Além da ajuda financeira, o tribunal também doou mais de 2,4 mil itens, entre computadores, móveis e aparelhos de ar-condicionado, a órgãos públicos estaduais, prefeituras e delegacias, contribuindo para a retomada das atividades após a destruição causada pelas cheias.

Justiça itinerante e resgate da cidadania

Dois projetos emergenciais da Corregedoria-Geral de Justiça (CGJ), “Recomeçar é Preciso” e “Justiça Itinerante Emergencial”, mobilizaram voluntários entre magistrados, servidores e servidoras, levando serviços básicos a milhares de pessoas. Em um mês e meio, mais de 60 mil documentos civis foram emitidos gratuitamente para pessoas que perderam tudo com a enchente.

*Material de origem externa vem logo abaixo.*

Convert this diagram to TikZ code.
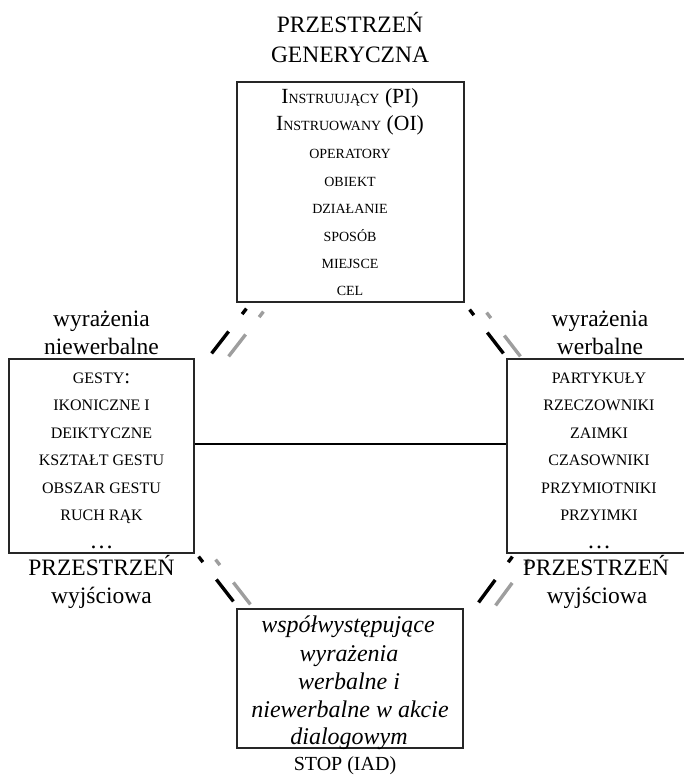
\documentclass[tikz,border=0pt]{standalone}
\usepackage{fontspec}
\setmainfont{Liberation Serif}
\begin{document}
\begin{tikzpicture}[x=1pt,y=-1pt,
  box/.style={draw=black!85, line width=1.2pt, inner sep=0pt},
  lbl/.style={anchor=base, inner sep=0pt, font=\fontsize{23.5}{28}\selectfont},
  itm/.style={anchor=base, inner sep=0pt, font=\fontsize{16}{20}\selectfont},
  sitm/.style={anchor=base, inner sep=0pt, font=\fontsize{14}{18}\selectfont},
  itl/.style={anchor=base, inner sep=0pt, font=\fontsize{24}{28}\selectfont\itshape},
  link/.style={line width=3.4pt, dash pattern=on 7pt off 22pt on 40pt},
  linkshadow/.style={link, draw=black!38}
]
\useasboundingbox (0,0) rectangle (683,776);

% the four spaces
\node[box, minimum width=227pt, minimum height=220pt] (gen) at (350.5,192) {};
\node[box, minimum width=185pt, minimum height=194pt] (nw)  at (101.5,456) {};
\node[box, minimum width=182pt, minimum height=194pt] (vb)  at (598,456) {};
\node[box, minimum width=226pt, minimum height=139pt] (iad) at (350,678.5) {};

% horizontal link between the input spaces
\draw[line width=1.4pt] ([yshift=12pt]nw.east) -- ([yshift=12pt]vb.west);

% end points of the dashed links
\coordinate (a1) at ([shift={(10,6)}]gen.south west);
\coordinate (a2) at ([shift={(17,-5)}]nw.north east);
\coordinate (b1) at ([shift={(5,7)}]gen.south east);
\coordinate (b2) at ([shift={(-3,-5)}]vb.north west);
\coordinate (c1) at ([shift={(4,3)}]nw.south east);
\coordinate (c2) at ([shift={(-3,-7)}]iad.north west);
\coordinate (d1) at ([shift={(6,3)}]vb.south west);
\coordinate (d2) at ([shift={(15,-6)}]iad.north east);

% each dashed link has a grey twin running beside it
\foreach \s/\e in {a1/a2, b1/b2, c1/c2, d1/d2} {
  \draw[linkshadow] ([shift={(17,3)}]\s) -- ([shift={(17,3)}]\e);
  \draw[link] (\s) -- (\e);
}

% generic space
\node[lbl] (g1) at (350,33) {PRZESTRZEŃ};
\node[lbl] (g2) at (350,63) {GENERYCZNA};
\node[anchor=base, inner sep=0pt] (p1) at (350,103)
  {\fontsize{21.6}{24}\selectfont I{\fontsize{14}{18}\selectfont NSTRUUJĄCY} (PI)};
\node[anchor=base, inner sep=0pt] (p2) at (350,130)
  {\fontsize{21.6}{24}\selectfont I{\fontsize{14}{18}\selectfont NSTRUOWANY} (OI)};
\node[sitm] (p3) at (350,158) {OPERATORY};
\node[sitm] (p4) at (350,186) {OBIEKT};
\node[sitm] (p5) at (350,213) {DZIAŁANIE};
\node[sitm] (p6) at (350,241) {SPOSÓB};
\node[sitm] (p7) at (350,268) {MIEJSCE};
\node[sitm] (p8) at (350,295) {CEL};

% non-verbal input space
\node[lbl] (n1) at (101.5,326) {wyrażenia};
\node[lbl] (n2) at (101.5,354) {niewerbalne};
\node[itm] (n3) at (101.5,383) {GESTY{\fontsize{21}{24}\selectfont :}};
\node[itm] (n4) at (101.5,410.5) {IKONICZNE I};
\node[itm] (n5) at (101.5,438) {DEIKTYCZNE};
\node[itm] (n6) at (101.5,465.5) {KSZTAŁT GESTU};
\node[itm] (n7) at (101.5,493) {OBSZAR GESTU};
\node[itm] (n8) at (101.5,520.5) {RUCH RĄK};
\node[itm, font=\fontsize{24}{28}\selectfont] (n9) at (101.5,548) {…};
\node[lbl] (n10) at (101.5,575) {PRZESTRZEŃ};
\node[lbl] (n11) at (101.5,603) {wyjściowa};

% verbal input space
\node[lbl] (v1) at (600,326) {wyrażenia};
\node[lbl] (v2) at (600,354) {werbalne};
\node[itm] (v3) at (599,383) {PARTYKUŁY};
\node[itm] (v4) at (599,410.5) {RZECZOWNIKI};
\node[itm] (v5) at (599,438) {ZAIMKI};
\node[itm] (v6) at (599,465.5) {CZASOWNIKI};
\node[itm] (v7) at (599,493) {PRZYMIOTNIKI};
\node[itm] (v8) at (599,520.5) {PRZYIMKI};
\node[itm, font=\fontsize{24}{28}\selectfont] (v9) at (599,548) {…};
\node[lbl] (v10) at (596,575) {PRZESTRZEŃ};
\node[lbl] (v11) at (597,603) {wyjściowa};

% blended space
\node[itl] (b1t) at (348,632) {współwystępujące};
\node[itl] (b2t) at (349,661) {wyrażenia};
\node[itl] (b3t) at (349,689) {werbalne i};
\node[itl] (b4t) at (350,717) {niewerbalne w akcie};
\node[itl] (b5t) at (349,744) {dialogowym};
\node[anchor=base, inner sep=0pt, font=\fontsize{20}{24}\selectfont] (stop) at (345,770) {STOP (IAD)};
\end{tikzpicture}
\end{document}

Em parceria com o governo do estado, o TJRS também integrou a ação Central Cidadania, promovida no estacionamento do Shopping Total, em Porto Alegre. Durante uma semana de atendimento, foram prestados mais de 10 mil serviços a 4,8 mil pessoas.

Emergência climática e desigualdade

A maior catástrofe climática do RS atingiu 90% do território estadual, deixando mais de meio milhão de pessoas desabrigadas. Algumas conseguiram retornar e limpar suas casas, mas cerca de 100 mil residências foram destruídas em 478 dos 497 municípios gaúchos, segundo a Confederação Nacional dos Municípios (CNM). No total, o desastre impactou mais de 2,3 milhões de pessoas, desalojando mais de 570 mil.

Apesar da garantia, tanto do governo federal quanto estadual, de que todas as pessoas cadastradas nos programas de moradia lançados após a tragédia serão contempladas, as famílias entrevistadas pela reportagem seguem aguardando uma resposta definitiva.

“Recomeçar não é só limpar a lama. É garantir moradia, saúde, alimento, escola para os filhos. Sem isso, a enchente não acabou para nós”, afirma Inês Jussara Santana.

A reportagem procurou a Prefeitura de Porto Alegre, que naõ se manifestou. O espaço segue aberto para futuras manifestações.